As I saw it, good laws increased people’s freedom in much the same way that the rules of the road increased their freedom. And bad laws decreased people’s freedom. And the whole process of lawmaking was essentially one of trying out a new law, and seeing whether it ‘worked’ – i.e. benefited most people -, and amending it or discarding it if it did not. In this respect a new law was essentially no different from a new tool – such as a new kind of can opener – which either did the job efficiently, or proved ineffective.
That, roughly, was the approach I took to law: the purpose of law was to free people.
But, as best I can discern, for many people the law has no such purpose, and it exists solely as a means of controlling people, and restricting their freedom. Such people do not want to free people, but to restrict them. They use the law to take away freedom.
Smoking bans are a prime example of such restrictive laws. In order to gain a tiny degree of freedom (from a premature death from secondhand smoke), a very large amount of freedom (the freedom to sit with friends and drink beer and smoke cigarettes) is foregone. A very great deal is given up in order to gain hardly anything. It’s like betting £100 in order to win a single penny. Worse still, it’s far from clear that you will even win the single penny.
The effect of such laws upon the societies in which they enacted is almost wholly destructive of freedom. One might add that the imposition of light bulbs that hardly work is also destructive of freedom. As also are windmills that hardly produce any electricity. All of these are examples of the use of law to throttle freedom rather than enhance freedom.
These people seem to hate freedom. They seem to want to control absolutely everything. It is as if, for them, for people to be free is for them to be out of control. Free = Out Of Control. And they have a profound terror of things being out of control. I was reminded today of something that I’ve read a number of times:
“I want to die peacefully in my sleep like my grandfather, not screaming and yelling like the passengers in his car.”
The passengers were screaming in terror because, once the driver had died at the wheel, the car was no longer under control, and was hurtling towards other traffic, or off a cliff.
It’s a perfectly legitimate terror. I’d have felt the same if I’d been in that car. And I might even have tried to regain control of it.

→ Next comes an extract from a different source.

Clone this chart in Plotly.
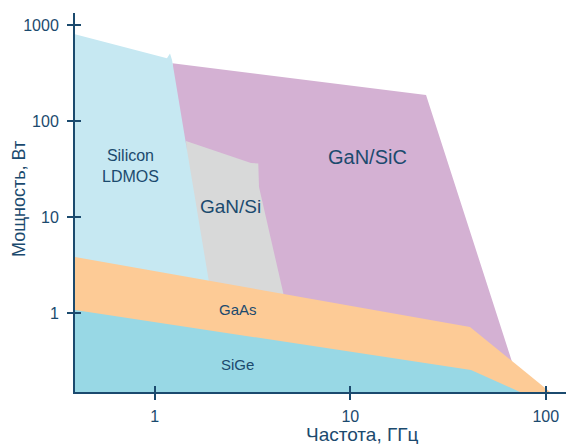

But these days, a great many people seem to live their entire lives as if they were in that car, and trying to take control of it. They’re terrified of almost everything that’s happening around them. They’re scared that human populations are growing too rapidly, or that we’re pumping too much CO2 into the atmosphere, or smoking too much. It’s all out of control. And they demand that, in these multiple dire emergencies, it’s absolutely imperative that we Take Control, and steer the car to safety, employing if necessary the most draconian laws to take away people’s freedom to smoke cigarettes, or emit CO2, or have children.
And yet the odd thing is that, throughout the entirety of human history, we humans have hardly ever been in control of anything at all.

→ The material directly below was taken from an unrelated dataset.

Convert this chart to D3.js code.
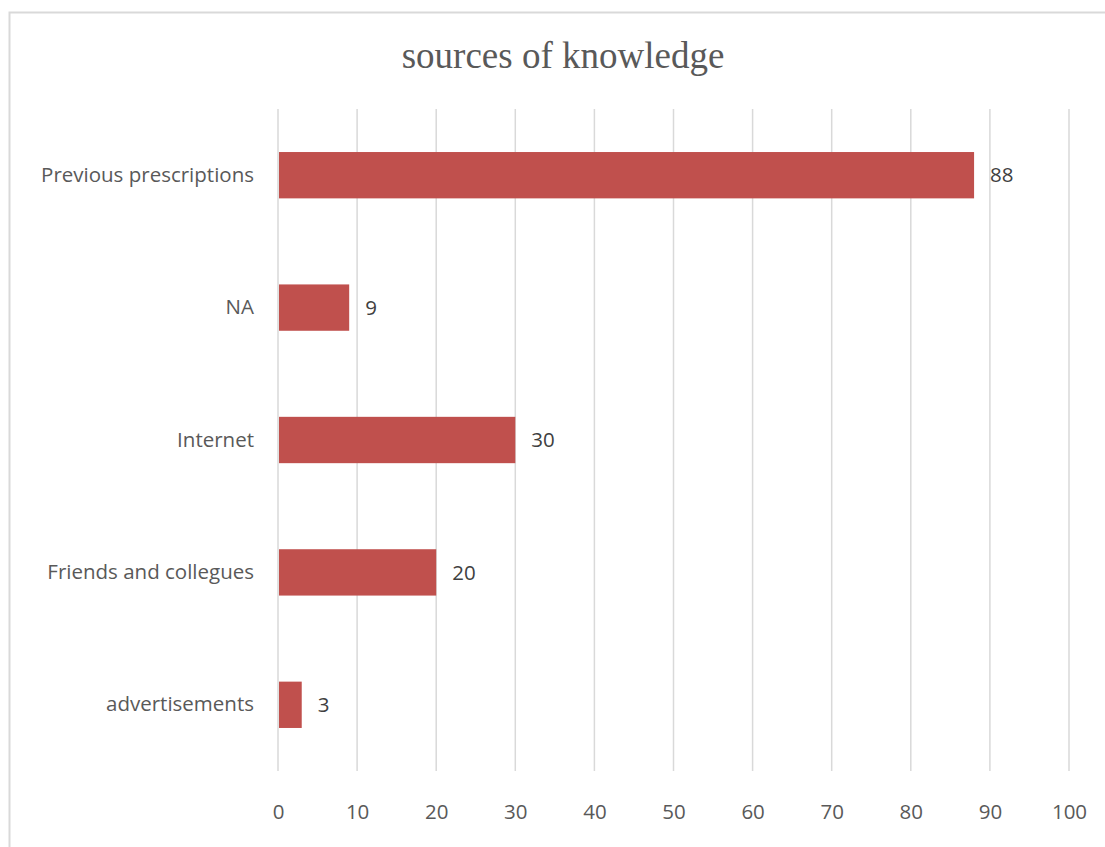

Consider. We all live on a little spherical rock that is spinning, completely out of control, around a star, which is also completely out of control, and may just swell up or explode any time. And as we go hurtling out of control around that star, we are surrounded by all sorts of other lumps of rock which are also hurtling, completely out of control, around the star, and could collide with us at almost any time, and there’s next to nothing we can do about it.
Add to that the fact that the little rock on which we live is mostly covered by a sea which surges to and fro under the influence of the sun and moon, and by an atmosphere which also surges to and fro, and where both of these huge forces are completely out of control.

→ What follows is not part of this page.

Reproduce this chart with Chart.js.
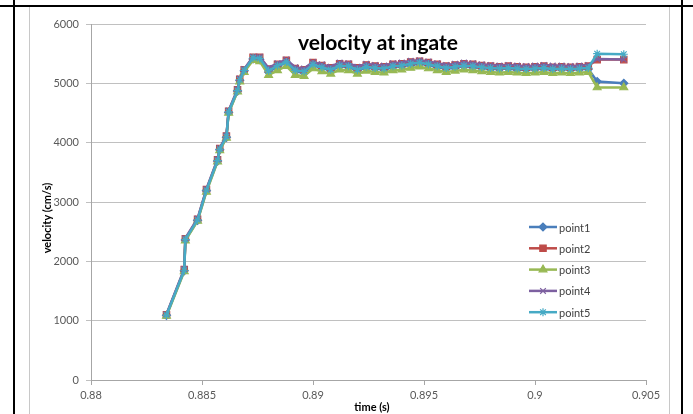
<!DOCTYPE html>
<html>
<head>
<meta charset="utf-8">
<script src="https://cdn.jsdelivr.net/npm/chart.js@4.4.1/dist/chart.umd.min.js"></script>
<style>
  html, body { margin: 0; padding: 0; background: #fff; }
  #wrap { position: relative; width: 693px; height: 414px; overflow: hidden; }
  #chart { position: absolute; left: 0; top: 0; }
  .frame { position: absolute; background: #000; }
  .edge { position: absolute; background: #c8c8c8; }
</style>
</head>
<body>
<div id="wrap">
  <canvas id="chart" width="693" height="414"></canvas>
  <div class="edge" style="left:29px;top:7px;width:1px;height:407px"></div>
  <div class="edge" style="left:669px;top:7px;width:1px;height:407px"></div>
  <div class="frame" style="left:0;top:5px;width:693px;height:2px"></div>
  <div class="frame" style="left:13px;top:0;width:2px;height:414px"></div>
  <div class="frame" style="left:681px;top:0;width:2px;height:414px"></div>
</div>
<script>
// Chart text
const chartTitle = 'velocity at ingate';
const xTitle = 'time (s)';
const yTitle = 'velocity (cm/s)';

// Tick labels
const xTickValues = [0.88, 0.885, 0.89, 0.895, 0.9, 0.905];
const yTickValues = [0, 1000, 2000, 3000, 4000, 5000, 6000];

// Time values (s), shared by all series
const time = [
    0.8834, 0.8842, 0.88425, 0.8848, 0.8852, 0.8857, 0.8858, 0.8861, 0.8862, 0.8866, 0.8867, 0.8869, 0.8873,
    0.8876, 0.8880, 0.8884, 0.8888, 0.8892, 0.8896, 0.8900, 0.8904, 0.8908, 0.8912, 0.8916, 0.8920, 0.8924,
    0.8928, 0.8932, 0.8936, 0.8940, 0.8944, 0.8948, 0.8952, 0.8956, 0.8960, 0.8964, 0.8968, 0.8972, 0.8976,
    0.8980, 0.8984, 0.8988, 0.8992, 0.8996, 0.9000, 0.9004, 0.9008, 0.9012, 0.9016, 0.9020, 0.9024,
    0.9028, 0.9040
];

// Velocity values (cm/s) for each point
const point1 = [
    1090, 1840, 2360, 2690, 3190, 3690, 3880, 4090, 4510, 4870, 5050, 5210, 5410,
    5400, 5190, 5280, 5350, 5200, 5180, 5300, 5260, 5210, 5290, 5270, 5220, 5260,
    5250, 5230, 5270, 5290, 5310, 5330, 5310, 5270, 5250, 5260, 5290, 5270, 5260,
    5240, 5240, 5250, 5230, 5230, 5240, 5240, 5230, 5240, 5230, 5240, 5240,
    5030, 5000
];
const point2 = [
    1100, 1860, 2380, 2710, 3210, 3710, 3900, 4110, 4530, 4890, 5070, 5230, 5440,
    5440, 5240, 5320, 5390, 5250, 5230, 5350, 5300, 5260, 5330, 5320, 5260, 5310,
    5290, 5280, 5320, 5330, 5360, 5370, 5350, 5320, 5290, 5310, 5330, 5320, 5300,
    5290, 5280, 5290, 5280, 5270, 5280, 5290, 5270, 5280, 5270, 5280, 5290,
    5400, 5400
];
const point3 = [
    1080, 1830, 2350, 2680, 3170, 3680, 3870, 4080, 4500, 4860, 5030, 5190, 5390,
    5370, 5140, 5220, 5290, 5140, 5120, 5250, 5200, 5160, 5230, 5220, 5160, 5210,
    5190, 5180, 5220, 5230, 5260, 5280, 5250, 5220, 5190, 5210, 5230, 5220, 5200,
    5190, 5180, 5190, 5180, 5170, 5180, 5190, 5170, 5180, 5170, 5180, 5190,
    4930, 4930
];
const point4 = [
    1110, 1870, 2390, 2720, 3220, 3720, 3910, 4120, 4540, 4900, 5080, 5240, 5450,
    5450, 5260, 5340, 5400, 5270, 5250, 5360, 5320, 5280, 5350, 5340, 5280, 5330,
    5310, 5300, 5340, 5350, 5380, 5390, 5370, 5340, 5310, 5330, 5350, 5340, 5320,
    5310, 5300, 5310, 5300, 5290, 5300, 5310, 5300, 5300, 5290, 5300, 5310,
    5410, 5400
];
const point5 = [
    1095, 1850, 2370, 2700, 3200, 3700, 3890, 4100, 4520, 4880, 5060, 5220, 5430,
    5420, 5210, 5300, 5360, 5220, 5200, 5320, 5270, 5230, 5300, 5290, 5230, 5280,
    5260, 5250, 5290, 5300, 5330, 5350, 5320, 5290, 5260, 5280, 5300, 5290, 5270,
    5260, 5250, 5260, 5250, 5240, 5250, 5260, 5240, 5250, 5240, 5250, 5260,
    5500, 5490
];

const seriesNames = ['point1', 'point2', 'point3', 'point4', 'point5'];
const seriesValues = [point1, point2, point3, point4, point5];
const seriesColors = ['#4a7ebb', '#be4b48', '#98b954', '#7d60a0', '#46aac5'];
const seriesMarkers = ['rectRot', 'rect', 'triangle', 'crossRot', 'star'];
const markerSizes = [4, 4.5, 4.5, 4, 4];

Chart.defaults.font.family = 'Lato, "Open Sans", sans-serif';

// Build datasets; later series drawn on top like in Excel
const datasets = seriesNames.map((name, i) => ({
    label: name,
    data: time.map((t, k) => ({ x: t, y: seriesValues[i][k] })),
    showLine: true,
    borderColor: seriesColors[i],
    backgroundColor: seriesColors[i],
    borderWidth: 2.5,
    pointStyle: seriesMarkers[i],
    pointRadius: markerSizes[i],
    pointBorderWidth: 1.2,
    pointBorderColor: seriesColors[i],
    pointBackgroundColor: seriesColors[i],
    order: seriesNames.length - i,
}));

// Title, axis titles and legend drawn over the plot
const overlayText = {
    id: 'overlayText',
    afterDraw(chart) {
        const ctx = chart.ctx;
        ctx.save();
        ctx.fillStyle = '#000';
        ctx.textAlign = 'center';
        ctx.textBaseline = 'middle';
        ctx.font = 'bold 21px Lato, sans-serif';
        ctx.fillText(chartTitle, 378, 43);
        ctx.font = 'bold 11px Lato, sans-serif';
        ctx.fillText(xTitle, 372, 407);
        ctx.save();
        ctx.translate(47, 218);
        ctx.rotate(-Math.PI / 2);
        ctx.fillText(yTitle, 0, 0);
        ctx.restore();

        // legend
        ctx.textAlign = 'left';
        ctx.font = '11px Lato, sans-serif';
        seriesNames.forEach((name, i) => {
            const y = 227 + i * 21.3;
            ctx.strokeStyle = seriesColors[i];
            ctx.fillStyle = seriesColors[i];
            ctx.lineWidth = 2.5;
            ctx.beginPath();
            ctx.moveTo(529, y);
            ctx.lineTo(557, y);
            ctx.stroke();
            ctx.lineWidth = 1.2;
            Chart.helpers.drawPoint(ctx, {
                pointStyle: seriesMarkers[i],
                radius: markerSizes[i],
                rotation: 0,
                borderWidth: 1.2,
            }, 543, y);
            ctx.fillStyle = '#404040';
            ctx.fillText(name, 559, y + 1);
        });
        ctx.restore();
    }
};

new Chart(document.getElementById('chart'), {
    type: 'scatter',
    data: { datasets: datasets },
    options: {
        responsive: false,
        animation: false,
        layout: { padding: { left: 0, right: 47, top: 24, bottom: 0 } },
        plugins: {
            legend: { display: false },
            tooltip: { enabled: false },
        },
        scales: {
            x: {
                type: 'linear',
                min: 0.88,
                max: 0.905,
                afterBuildTicks: scale => { scale.ticks = xTickValues.map(v => ({ value: v })); },
                afterFit: scale => { scale.height = 34; },
                ticks: {
                    color: '#595959',
                    font: { size: 11 },
                    padding: 4,
                    maxRotation: 0,
                    callback: v => String(+v.toFixed(3)),
                },
                grid: { drawOnChartArea: false, tickLength: 5, color: '#a6a6a6' },
                border: { color: '#a6a6a6' },
            },
            y: {
                min: 0,
                max: 6000,
                afterBuildTicks: scale => { scale.ticks = yTickValues.map(v => ({ value: v })); },
                afterFit: scale => { scale.width = 91; },
                ticks: {
                    color: '#595959',
                    font: { size: 11 },
                    padding: 7,
                    callback: v => String(v),
                },
                grid: { color: '#c0c0c0', tickLength: 5 },
                border: { color: '#a6a6a6' },
            },
        },
    },
    plugins: [overlayText],
});
</script>
</body>
</html>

And then there are all the earthquakes and volcanoes that are also completely out of control, and which we can do absolutely nothing to prevent.
I could add much more, but basically it all adds up to the fact that we are living in a universe which is completely out of our control, and which we can never ever hope to control in any meaningful way.
In such circumstances, any small control we might manage to exert – through smoking bans, or CO2 emission restriction – is always going to be minuscule by comparison with everything we can’t control – which is more or less everything.
Furthermore, should anyone actually manage to seize the wheel of the car, what is there to say that they won’t simply make matters worse, if they don’t know how to drive?
The attempt to take control is doomed from the outset. It is never possible to take control, perhaps not even of a speeding car in which one happens to be a front seat passenger. Control is an illusion. Nobody is ever in control of anything. It all just happens anyway.
In such circumstances, the correct attitude must be one of hope and faith. Hope that tomorrow the sun doesn’t explode as a supernova, that a volcano doesn’t erupt in your back yard, or that an asteroid doesn’t come crashing down from the sky. For if they do, there’s absolutely nothing you can do about it. And so there’s no point worrying about it. Or about anything else.
What promotes these modern fears is perhaps a new conviction that we humans are almost omnipotent, and we can take control of everything if we set our minds to it. We’ve come to see ourselves as Masters of the Universe, when in fact we remain almost as completely powerless as we ever were in the face of the colossal forces of nature, which range freely around us, totally out of control. And what’s more, nature always has been out of control. And it always will be. We are always riding in something that is completely out of our control.
The sooner we recognise this, the better. And we should learn to ride the waves like surfers, because we can never hope to tame such waves.